幼少期の友人は決して信じてくれませんが、私はしっかり車と共に生活しています。
私も自分がまさか高速道路を運転したり、首都高を乗り継いで地方まで足を伸ばしている自分は想像できませんでした。

東京に住んでいたときも運転しなかったわけではありませんが、結婚してからは助手席の女に甘んじていました。しかし、地方転勤は女を強くする。今は9割が私がハンドルを握り、生活のほとんどに車は欠かせません。

もともとは、運転そのものへの憧れがありました。
Honda のモノづくりに心酔し、S2000のフォルムやイメージに一方的に恋し(ミーハーですが)マニュアル免許を取り直しに教習所に通い、クラッチを踏みながらギアを一つ一つ上げていくことや、坂道発進にワクワクしながら、おそらく前後の車に多大な恐怖を与えながら、マニュアル車を運転するのが生きている実感のようなところがあった私でした。もちろん出産してからはツーシーターなど乗れるはずもなく、主人の両親に愛車を預かってもらっています。夫婦で乗り出せる日はいつになるのかわかりませんが、今や生産中止になったS2000を手放せないという、ヨガの先生にあるまじき執着の塊です。

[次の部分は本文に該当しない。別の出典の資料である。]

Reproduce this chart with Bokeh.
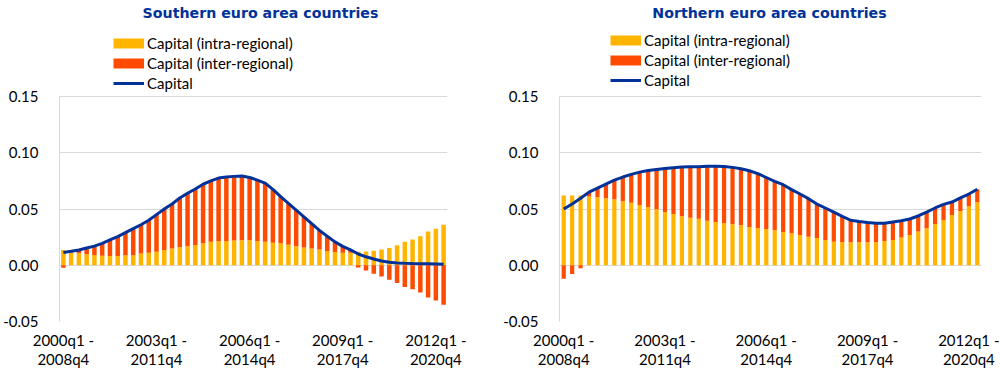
from bokeh.plotting import figure
from bokeh.layouts import row
from bokeh.models import (ColumnDataSource, FixedTicker, NumeralTickFormatter,
                          Legend, LegendItem, Label)
from bokeh.embed import file_html
from bokeh.resources import INLINE

# ---------------- data ----------------
# rolling 9-year windows, first window 2000q1 - 2008q4, 50 windows
categories = []
for i in range(50):
    s = 2000 * 4 + i
    e = s + 35
    categories.append(f"{s // 4}q{s % 4 + 1} - {e // 4}q{e % 4 + 1}")

tick_categories = ["2000q1 - 2008q4", "2003q1 - 2011q4", "2006q1 - 2014q4",
                   "2009q1 - 2017q4", "2012q1 - 2020q4"]

south_intra = [0.0136, 0.0115, 0.0107, 0.0098, 0.0092, 0.0085, 0.0083, 0.0083, 0.0088, 0.0090,
               0.0104, 0.0112, 0.0121, 0.0136, 0.0148, 0.0160, 0.0169, 0.0180, 0.0195, 0.0208,
               0.0213, 0.0215, 0.0220, 0.0222, 0.0222, 0.0216, 0.0208, 0.0200, 0.0195, 0.0182,
               0.0170, 0.0157, 0.0148, 0.0139, 0.0127, 0.0118, 0.0112, 0.0112, 0.0121, 0.0122,
               0.0130, 0.0139, 0.0154, 0.0178, 0.0210, 0.0228, 0.0257, 0.0300, 0.0325, 0.0360]
south_inter = [-0.0022, 0.0009, 0.0029, 0.0056, 0.0078, 0.0110, 0.0142, 0.0171, 0.0202, 0.0235,
               0.0256, 0.0288, 0.0329, 0.0364, 0.0397, 0.0438, 0.0471, 0.0498, 0.0525, 0.0542,
               0.0562, 0.0569, 0.0570, 0.0571, 0.0558, 0.0541, 0.0522, 0.0475, 0.0415, 0.0368,
               0.0320, 0.0273, 0.0222, 0.0171, 0.0131, 0.0090, 0.0056, 0.0024, -0.0021, -0.0047,
               -0.0075, -0.0101, -0.0128, -0.0158, -0.0193, -0.0213, -0.0243, -0.0286, -0.0313, -0.0352]
south_capital = [0.0114, 0.0124, 0.0136, 0.0154, 0.0170, 0.0195, 0.0225, 0.0254, 0.0290, 0.0325,
                 0.0360, 0.0400, 0.0450, 0.0500, 0.0545, 0.0598, 0.0640, 0.0678, 0.0720, 0.0750,
                 0.0775, 0.0784, 0.0790, 0.0793, 0.0780, 0.0757, 0.0730, 0.0675, 0.0610, 0.0550,
                 0.0490, 0.0430, 0.0370, 0.0310, 0.0258, 0.0208, 0.0168, 0.0136, 0.0100, 0.0075,
                 0.0055, 0.0038, 0.0026, 0.0020, 0.0017, 0.0015, 0.0014, 0.0014, 0.0012, 0.0008]

north_intra = [0.0621, 0.0621, 0.0621, 0.0612, 0.0604, 0.0595, 0.0586, 0.0568, 0.0556, 0.0536,
               0.0518, 0.0497, 0.0473, 0.0456, 0.0435, 0.0423, 0.0414, 0.0396, 0.0385, 0.0376,
               0.0364, 0.0355, 0.0340, 0.0331, 0.0322, 0.0311, 0.0296, 0.0284, 0.0269, 0.0254,
               0.0243, 0.0225, 0.0210, 0.0204, 0.0204, 0.0204, 0.0204, 0.0204, 0.0216, 0.0225,
               0.0246, 0.0269, 0.0299, 0.0328, 0.0367, 0.0402, 0.0447, 0.0482, 0.0524, 0.0559]
north_inter = [-0.0121, -0.0077, -0.0026, 0.0038, 0.0082, 0.0127, 0.0171, 0.0216, 0.0252, 0.0292,
               0.0325, 0.0355, 0.0388, 0.0411, 0.0438, 0.0453, 0.0462, 0.0484, 0.0495, 0.0502,
               0.0506, 0.0503, 0.0500, 0.0483, 0.0458, 0.0435, 0.0420, 0.0388, 0.0364, 0.0338,
               0.0301, 0.0284, 0.0263, 0.0231, 0.0196, 0.0184, 0.0175, 0.0169, 0.0157, 0.0160,
               0.0150, 0.0142, 0.0139, 0.0145, 0.0142, 0.0139, 0.0115, 0.0116, 0.0109, 0.0116]
north_capital = [0.0500, 0.0544, 0.0595, 0.0650, 0.0686, 0.0722, 0.0757, 0.0784, 0.0808, 0.0828,
                 0.0843, 0.0852, 0.0861, 0.0867, 0.0873, 0.0876, 0.0876, 0.0880, 0.0880, 0.0878,
                 0.0870, 0.0858, 0.0840, 0.0814, 0.0780, 0.0746, 0.0716, 0.0672, 0.0633, 0.0592,
                 0.0544, 0.0509, 0.0473, 0.0435, 0.0400, 0.0388, 0.0379, 0.0373, 0.0373, 0.0385,
                 0.0396, 0.0411, 0.0438, 0.0473, 0.0509, 0.0541, 0.0562, 0.0598, 0.0633, 0.0675]

y_ticks = [-0.05, 0.0, 0.05, 0.10, 0.15]
series_names = ["Capital (intra-regional)", "Capital (inter-regional)", "Capital"]

# ---------------- style ----------------
YELLOW = "#FFB400"
RED = "#FF4B00"
BLUE = "#003299"
GRID = "#D9D9D9"
TXT = "#000000"
FONT = "Lato"
FIG_H = 379
BORDER_BOTTOM = 58
PX_PER_STEP = 56.25  # pixels per 0.05


def panel(title, intra, inter, capital, width, bl, br, bar_w, legend_xy, title_x):
    n = len(categories)
    x = list(range(n))
    red_bottom = [a if b >= 0 else b for a, b in zip(intra, inter)]
    red_top = [a + b if b >= 0 else 0 for a, b in zip(intra, inter)]
    src = ColumnDataSource(dict(x=x, intra=intra, red_bottom=red_bottom,
                                red_top=red_top, capital=capital))
    # frame spans the full figure height above the x axis; the region above 0.15
    # holds the title and legend
    frame_h = FIG_H - BORDER_BOTTOM
    y_top = y_ticks[0] + frame_h / PX_PER_STEP * 0.05
    p = figure(width=width, height=FIG_H, x_range=(-0.5, n - 0.5),
               y_range=(y_ticks[0], y_top),
               output_backend="svg", toolbar_location=None,
               min_border_left=bl, min_border_right=br, min_border_top=0,
               min_border_bottom=BORDER_BOTTOM)
    p.outline_line_color = None
    p.background_fill_color = "white"
    p.border_fill_color = "white"

    p.vbar(x="x", width=bar_w, bottom=0, top="intra", source=src,
           fill_color=YELLOW, line_color=None)
    p.vbar(x="x", width=bar_w, bottom="red_bottom", top="red_top", source=src,
           fill_color=RED, line_color=None)
    p.line("x", "capital", source=src, line_color=BLUE, line_width=3)

    # legend swatches (renderers without visible points)
    nan = float("nan")
    d1 = p.line(x=[0], y=[nan], line_color=YELLOW, line_width=10)
    d2 = p.line(x=[0], y=[nan], line_color=RED, line_width=10)
    d3 = p.line(x=[0], y=[nan], line_color=BLUE, line_width=3)
    legend = Legend(items=[LegendItem(label=series_names[0], renderers=[d1]),
                           LegendItem(label=series_names[1], renderers=[d2]),
                           LegendItem(label=series_names[2], renderers=[d3])],
                    location=legend_xy, padding=0, margin=0, spacing=0,
                    glyph_width=31, glyph_height=20, label_height=20,
                    label_standoff=3, border_line_color=None,
                    background_fill_alpha=0,
                    label_text_font=FONT, label_text_font_size="15px",
                    label_text_color=TXT)
    p.add_layout(legend)

    p.add_layout(Label(x=title_x, y=frame_h - 12.3, x_units="screen", y_units="screen",
                       text=title, text_align="center", text_baseline="middle",
                       text_font="DejaVu Sans", text_font_style="bold",
                       text_font_size="14.2px", text_color=BLUE))

    # axes
    p.xgrid.grid_line_color = None
    p.ygrid.grid_line_color = GRID
    p.ygrid.ticker = FixedTicker(ticks=y_ticks)
    p.yaxis.ticker = FixedTicker(ticks=y_ticks)
    p.yaxis.bounds = (y_ticks[0], y_ticks[-1])
    p.yaxis.formatter = NumeralTickFormatter(format="0.00")
    p.yaxis.axis_line_color = GRID
    p.yaxis.major_tick_line_color = None
    p.yaxis.minor_tick_line_color = None
    p.yaxis.major_label_standoff = 15
    p.yaxis.major_label_text_font = FONT
    p.yaxis.major_label_text_font_size = "15px"
    p.yaxis.major_label_text_color = TXT

    tick_idx = [categories.index(c) for c in tick_categories]
    p.xaxis.ticker = FixedTicker(ticks=tick_idx)
    p.xaxis.major_label_overrides = {i: categories[i].replace(" - ", " -\n")
                                     for i in tick_idx}
    p.xaxis.axis_line_color = None
    p.xaxis.major_tick_line_color = None
    p.xaxis.minor_tick_line_color = None
    p.xaxis.major_label_standoff = 3
    p.xaxis.major_label_text_font = FONT
    p.xaxis.major_label_text_font_size = "15px"
    p.xaxis.major_label_text_color = TXT
    p.xaxis.major_label_text_line_height = 1.1
    return p


p1 = panel("Southern euro area countries", south_intra, south_inter, south_capital,
           width=500, bl=56, br=53, bar_w=0.58, legend_xy=(54, 228), title_x=201)
p2 = panel("Northern euro area countries", north_intra, north_inter, north_capital,
           width=500, bl=52, br=19, bar_w=0.5, legend_xy=(51, 231.5), title_x=210)

layout = row(p1, p2)
open("out.html", "w").write(file_html(layout, INLINE))
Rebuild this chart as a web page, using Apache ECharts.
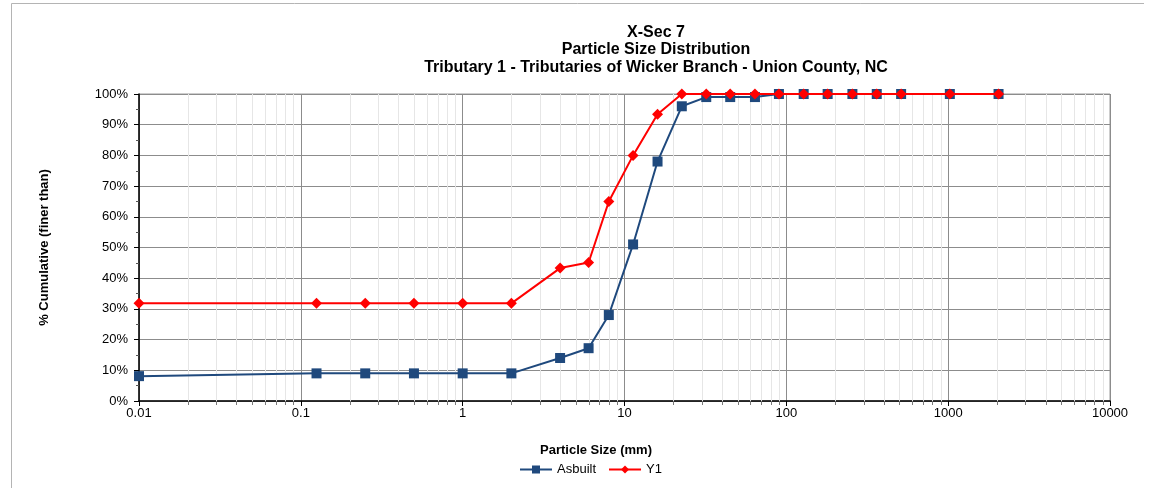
<!DOCTYPE html>
<html>
<head>
<meta charset="utf-8">
<script src="https://cdn.jsdelivr.net/npm/echarts@6/dist/echarts.min.js"></script>
<style>
html,body{margin:0;padding:0;background:#fff;}
#chart{width:1154px;height:488px;}
</style>
</head>
<body>
<div id="chart"></div>
<script>
// Particle sizes (mm)
const sizes = [0.01, 0.125, 0.25, 0.5, 1, 2, 4, 6, 8, 11.3, 16, 22.6, 32, 45, 64, 90, 128, 180, 256, 362, 512, 1024, 2048];
// % cumulative finer than
const asbuilt = [8.1, 9, 9, 9, 9, 9, 14, 17.2, 28, 51, 78, 96, 99, 99, 99, 100, 100, 100, 100, 100, 100, 100, 100];
const y1 = [31.8, 31.8, 31.8, 31.8, 31.8, 31.8, 43.3, 45.1, 65, 80, 93.4, 100, 100, 100, 100, 100, 100, 100, 100, 100, 100, 100, 100];
const xTickLabels = ['0.01', '0.1', '1', '10', '100', '1000', '10000'];
const titleLines = ['X-Sec 7', 'Particle Size Distribution', 'Tributary 1 - Tributaries of Wicker Branch - Union County, NC'];

// minor log gridline values (2..9 in each decade)
const minorVals = [];
for (let e = -2; e < 4; e++) {
  for (let m = 2; m <= 9; m++) minorVals.push([m * Math.pow(10, e), 0]);
}

const FONT = '"Liberation Sans", Arial, sans-serif';
const chart = echarts.init(document.getElementById('chart'));

const pair = (xs, ys) => xs.map((x, i) => [x, ys[i]]);

chart.setOption({
  animation: false,
  backgroundColor: '#fff',
  textStyle: { fontFamily: FONT },
  graphic: [
    { type: 'line', shape: { x1: 11.5, y1: 3.5, x2: 1144, y2: 3.5 }, style: { stroke: '#b4b4b4', lineWidth: 1 } },
    { type: 'line', shape: { x1: 11.5, y1: 3.5, x2: 11.5, y2: 488 }, style: { stroke: '#b4b4b4', lineWidth: 1 } },
    { type: 'text', x: 656, y: 33, style: { text: titleLines[0], font: 'bold 16px ' + FONT, fill: '#000', textAlign: 'center', textVerticalAlign: 'middle' } },
    { type: 'text', x: 656, y: 50, style: { text: titleLines[1], font: 'bold 16px ' + FONT, fill: '#000', textAlign: 'center', textVerticalAlign: 'middle' } },
    { type: 'text', x: 656, y: 68, style: { text: titleLines[2], font: 'bold 16px ' + FONT, fill: '#000', textAlign: 'center', textVerticalAlign: 'middle' } },
    { type: 'text', x: 596, y: 450, style: { text: 'Particle Size (mm)', font: 'bold 13px ' + FONT, fill: '#000', textAlign: 'center', textVerticalAlign: 'middle' } }
  ],
  grid: { left: 139, right: 44, top: 94, bottom: 87, show: true, borderColor: '#9a9a9a', borderWidth: 1, backgroundColor: 'transparent' },
  legend: {
    data: ['Asbuilt', 'Y1'],
    left: 514, top: 458,
    itemWidth: 32, itemHeight: 10, itemGap: 12,
    textStyle: { fontFamily: FONT, fontSize: 13, color: '#000' }
  },
  xAxis: {
    type: 'log', logBase: 10, min: 0.01, max: 10000,
    axisLine: { show: true, onZero: false, lineStyle: { color: '#000', width: 1.5 } },
    axisTick: { show: true, length: 5, lineStyle: { color: '#000' } },
    axisLabel: {
      fontSize: 13, color: '#000', margin: 6, fontFamily: FONT,
      formatter: function (v) {
        const e = Math.round(Math.log10(v));
        return xTickLabels[e + 2] !== undefined ? xTickLabels[e + 2] : '';
      }
    },
    splitLine: { show: true, lineStyle: { color: '#8c8c8c', width: 1 } },
    minorTick: { show: false },
    minorSplitLine: { show: false }
  },
  yAxis: {
    type: 'value', min: 0, max: 100, interval: 10,
    name: '% Cumulative (finer than)', nameLocation: 'middle', nameGap: 88, nameRotate: 90,
    nameTextStyle: { fontFamily: FONT, fontSize: 13, fontWeight: 'bold', color: '#000' },
    axisLine: { show: true, lineStyle: { color: '#000', width: 1.5 } },
    axisTick: { show: true, length: 5, lineStyle: { color: '#000' } },
    minorTick: { show: true, splitNumber: 2, length: 3, lineStyle: { color: '#555' } },
    axisLabel: { fontSize: 13, color: '#000', margin: 11, formatter: '{value}%', fontFamily: FONT },
    splitLine: { show: true, lineStyle: { color: '#8c8c8c', width: 1 } }
  },
  series: [
    {
      name: 'minorGrid', type: 'custom', silent: true, z: 1, clip: false,
      data: minorVals,
      encode: { x: 0, y: 1 },
      renderItem: function (params, api) {
        const x = api.value(0);
        const top = api.coord([x, 100]);
        const bot = api.coord([x, 0]);
        const px = Math.round(top[0]) + 0.5;
        return {
          type: 'group',
          children: [
            { type: 'line', shape: { x1: px, y1: top[1], x2: px, y2: bot[1] }, style: { stroke: '#e6e6e6', lineWidth: 1 } },
            { type: 'line', shape: { x1: px, y1: bot[1], x2: px, y2: bot[1] + 4 }, style: { stroke: '#777', lineWidth: 1 } }
          ]
        };
      }
    },
    {
      name: 'Asbuilt', type: 'line', z: 3,
      data: pair(sizes, asbuilt),
      symbol: 'rect', symbolSize: 10,
      itemStyle: { color: '#1f497d' },
      lineStyle: { color: '#1f497d', width: 2 }
    },
    {
      name: 'Y1', type: 'line', z: 4,
      data: pair(sizes, y1),
      symbol: 'diamond', symbolSize: 11,
      itemStyle: { color: '#ff0000' },
      lineStyle: { color: '#ff0000', width: 2 }
    }
  ]
});
</script>
</body>
</html>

クラスではコントロールを手放しましょう、といいながら、なかなかクルーズコントロールを使えずにいました。(アメリカにいたときは、使っていたような気がしますが、使い方を忘れてしまいました。)

東京での仕事に車で行くことも少なくなかったのですが、ついにクルーズコントロールに挑戦することにしました。主人にサービスエリアから電話し「どうやるの」と素直に教えを乞いました。
高速出口を出るまでに、アクセルもブレーキも触らずに、なんという「刺激 / 反応」のなさ!
一回だけ、ブレーキを踏みました。前の車との距離が測れないシチュエーション、それはETC、ゲートに100kmで突っ込んでいきそうなときは、やはり自動運転の今時点での技術限界を感じましたが、それ以外は非常に頼り甲斐がある。

頼ってみるものだな。
なかなかそう思えないことが多い日常に、ヨガは頼ることの大切さを教えてくれるはずなのです。子供のポーズにしろ、犬のポーズにしろ、いや、どんなポーズでも安定させるところはさせ、委ねるところは委ねる、そんな感覚を教えてくれるのがヨガなのに、実生活ではなかなか委ねてみること、信じてみることはこんなにも難しいと感じます。

実際やってみればわかるのに。
ヨガは実践の学び、といわれる所以ですが、
行う前からなんだかんだ理屈をつけてしまうのが人間の傾向なのでしょうか。
自動車運転の場合、失敗から学ぶ、ということは難しいですが、
今、多くの技術者の取り組みの賜物として集大成されたテクノロジーの恩恵に、今まで頼ろうとしなかった自分の頑なさに、改めて驚きました。
だけど、何かの拍子に頼ってみようかな、と思うのは、それももしかしたら仕組まれたタイミングなのかもしれません。

いつかどこかできっと役に立つ。委ねてみるという練習。コントロールを手放してみるという経験。